As to where the legend came from, historians can only guess. Pham states that “the kernel of the story is generally taken to be an ancient Roman folktale” (Heirs 254). Others see a possible source coming out of allegations that Pope John VIII (872-882) was effeminate, though even that charge seems lacking in substance. Still others suggest that the story may have come out of the papacy of Pope Sergius (904-911), whom the Romans viewed as weak and dominated by powerful and corrupt women. Certain historians believe that the legend might have come out of the Eastern Byzantine Empire as a means to discredit the “western” papacy.
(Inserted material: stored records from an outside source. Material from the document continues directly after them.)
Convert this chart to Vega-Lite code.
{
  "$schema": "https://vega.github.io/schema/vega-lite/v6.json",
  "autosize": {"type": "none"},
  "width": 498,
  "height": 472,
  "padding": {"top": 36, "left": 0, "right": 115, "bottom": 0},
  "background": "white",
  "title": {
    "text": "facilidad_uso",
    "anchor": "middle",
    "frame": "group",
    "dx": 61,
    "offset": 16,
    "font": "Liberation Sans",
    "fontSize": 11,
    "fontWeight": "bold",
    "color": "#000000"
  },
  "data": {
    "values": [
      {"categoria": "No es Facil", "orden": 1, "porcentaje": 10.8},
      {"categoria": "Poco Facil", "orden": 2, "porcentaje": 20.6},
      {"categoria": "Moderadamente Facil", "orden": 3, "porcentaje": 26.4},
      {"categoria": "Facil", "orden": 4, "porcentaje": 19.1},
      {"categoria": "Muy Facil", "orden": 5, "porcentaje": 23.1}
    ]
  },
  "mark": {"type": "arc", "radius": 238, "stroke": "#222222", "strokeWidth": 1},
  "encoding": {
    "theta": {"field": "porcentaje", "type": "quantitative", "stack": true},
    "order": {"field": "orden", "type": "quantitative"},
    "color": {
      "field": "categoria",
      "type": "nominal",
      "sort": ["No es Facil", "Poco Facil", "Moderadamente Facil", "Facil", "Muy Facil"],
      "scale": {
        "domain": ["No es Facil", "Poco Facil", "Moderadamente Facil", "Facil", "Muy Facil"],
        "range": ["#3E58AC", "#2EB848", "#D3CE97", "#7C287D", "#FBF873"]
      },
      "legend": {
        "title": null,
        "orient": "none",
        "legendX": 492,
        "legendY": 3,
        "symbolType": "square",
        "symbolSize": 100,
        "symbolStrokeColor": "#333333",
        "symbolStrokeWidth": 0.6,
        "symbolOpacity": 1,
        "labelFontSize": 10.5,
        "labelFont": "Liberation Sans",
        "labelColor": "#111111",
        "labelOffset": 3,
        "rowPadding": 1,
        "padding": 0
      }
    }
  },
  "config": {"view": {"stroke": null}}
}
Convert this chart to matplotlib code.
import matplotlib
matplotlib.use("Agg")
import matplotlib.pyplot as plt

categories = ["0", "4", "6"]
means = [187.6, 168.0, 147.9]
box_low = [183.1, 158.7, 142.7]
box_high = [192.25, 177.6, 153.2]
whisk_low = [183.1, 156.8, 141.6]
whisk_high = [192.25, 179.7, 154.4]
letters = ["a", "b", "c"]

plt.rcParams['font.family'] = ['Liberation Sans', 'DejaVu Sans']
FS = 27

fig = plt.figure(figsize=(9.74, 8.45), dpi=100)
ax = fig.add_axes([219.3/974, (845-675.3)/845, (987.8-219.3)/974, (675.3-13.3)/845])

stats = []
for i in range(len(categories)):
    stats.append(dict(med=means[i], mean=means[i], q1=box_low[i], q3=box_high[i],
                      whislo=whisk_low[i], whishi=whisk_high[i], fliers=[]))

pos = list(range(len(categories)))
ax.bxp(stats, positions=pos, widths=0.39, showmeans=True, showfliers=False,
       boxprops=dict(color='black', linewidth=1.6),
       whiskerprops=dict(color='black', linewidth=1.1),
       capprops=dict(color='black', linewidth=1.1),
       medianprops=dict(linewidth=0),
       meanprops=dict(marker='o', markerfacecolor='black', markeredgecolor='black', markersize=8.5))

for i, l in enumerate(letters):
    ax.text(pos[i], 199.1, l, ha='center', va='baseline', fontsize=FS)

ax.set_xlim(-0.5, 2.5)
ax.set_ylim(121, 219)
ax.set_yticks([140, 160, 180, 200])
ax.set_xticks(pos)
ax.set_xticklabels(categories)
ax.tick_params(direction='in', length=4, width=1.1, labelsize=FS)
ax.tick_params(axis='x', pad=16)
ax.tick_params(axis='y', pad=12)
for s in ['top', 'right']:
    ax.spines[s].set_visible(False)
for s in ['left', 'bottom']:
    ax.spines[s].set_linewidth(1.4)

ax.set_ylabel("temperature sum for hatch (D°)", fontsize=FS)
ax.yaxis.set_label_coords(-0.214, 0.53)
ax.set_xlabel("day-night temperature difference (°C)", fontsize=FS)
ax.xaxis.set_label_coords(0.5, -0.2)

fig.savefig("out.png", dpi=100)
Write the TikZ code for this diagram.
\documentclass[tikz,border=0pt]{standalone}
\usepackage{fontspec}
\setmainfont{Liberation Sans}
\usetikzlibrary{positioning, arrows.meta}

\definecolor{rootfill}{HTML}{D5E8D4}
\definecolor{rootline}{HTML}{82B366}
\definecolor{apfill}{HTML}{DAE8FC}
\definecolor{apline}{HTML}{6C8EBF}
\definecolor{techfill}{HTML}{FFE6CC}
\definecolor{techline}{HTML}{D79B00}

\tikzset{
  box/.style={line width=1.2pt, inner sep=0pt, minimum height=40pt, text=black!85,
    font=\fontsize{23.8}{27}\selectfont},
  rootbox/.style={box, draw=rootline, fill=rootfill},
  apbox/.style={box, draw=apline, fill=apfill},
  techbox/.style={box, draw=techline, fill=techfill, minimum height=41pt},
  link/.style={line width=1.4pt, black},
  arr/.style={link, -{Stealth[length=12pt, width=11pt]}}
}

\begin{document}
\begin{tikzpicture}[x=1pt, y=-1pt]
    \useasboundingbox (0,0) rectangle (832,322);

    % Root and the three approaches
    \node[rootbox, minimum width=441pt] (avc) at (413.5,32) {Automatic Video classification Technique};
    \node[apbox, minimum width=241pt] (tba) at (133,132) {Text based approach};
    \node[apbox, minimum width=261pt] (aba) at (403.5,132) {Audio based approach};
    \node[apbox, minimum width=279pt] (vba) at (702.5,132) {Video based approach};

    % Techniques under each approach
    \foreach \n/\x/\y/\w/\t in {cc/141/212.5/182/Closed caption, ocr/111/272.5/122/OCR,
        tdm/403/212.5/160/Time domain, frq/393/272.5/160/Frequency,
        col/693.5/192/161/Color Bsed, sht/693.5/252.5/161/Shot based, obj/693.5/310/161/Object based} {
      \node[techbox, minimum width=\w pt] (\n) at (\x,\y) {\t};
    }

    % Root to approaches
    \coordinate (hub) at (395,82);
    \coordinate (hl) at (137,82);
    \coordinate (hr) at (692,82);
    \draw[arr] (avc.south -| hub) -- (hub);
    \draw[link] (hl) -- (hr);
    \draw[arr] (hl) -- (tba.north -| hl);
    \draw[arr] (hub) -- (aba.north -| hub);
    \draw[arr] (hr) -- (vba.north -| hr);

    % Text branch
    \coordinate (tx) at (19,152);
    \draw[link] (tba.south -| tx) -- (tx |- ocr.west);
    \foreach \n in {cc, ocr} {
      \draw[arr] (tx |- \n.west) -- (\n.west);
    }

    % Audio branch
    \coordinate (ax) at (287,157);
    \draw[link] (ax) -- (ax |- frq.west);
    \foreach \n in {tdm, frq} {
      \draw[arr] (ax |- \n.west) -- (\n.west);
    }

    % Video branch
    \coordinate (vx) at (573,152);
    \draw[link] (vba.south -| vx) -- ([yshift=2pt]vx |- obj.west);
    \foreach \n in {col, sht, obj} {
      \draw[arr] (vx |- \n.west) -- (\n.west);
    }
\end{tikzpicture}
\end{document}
Whatever the source, history is rife with legends of women disguised as men rising to great ranks. Ancient Greece and Rome had them. But the purpose of such legends was usually satirical: It was meant to show how weak or corrupt the men of the time and place had become. The moral of the tale was that the men were so spineless that a woman could assume leadership. And that means that the legend of Pope Joan is hardly feminist hagiography. If anything, it reflects a degrading and persistent animus toward women that lingered from pagan culture.

Why are we still dealing with Pope Joan today when thousands of similar medieval legends have disappeared? Google Pope Joan and you will find millions of Internet references. The legend persists for the same reason that all Catholic urban legends persist—they fit in with the contemporary anti-Catholic propaganda. Joan has survived—despite the earliest forms of historical criticism showing her to be a myth—because she fits an agenda.

As Bayle might say to Blondel were these men around today, “The secular interest requires the story of Joan to be true.”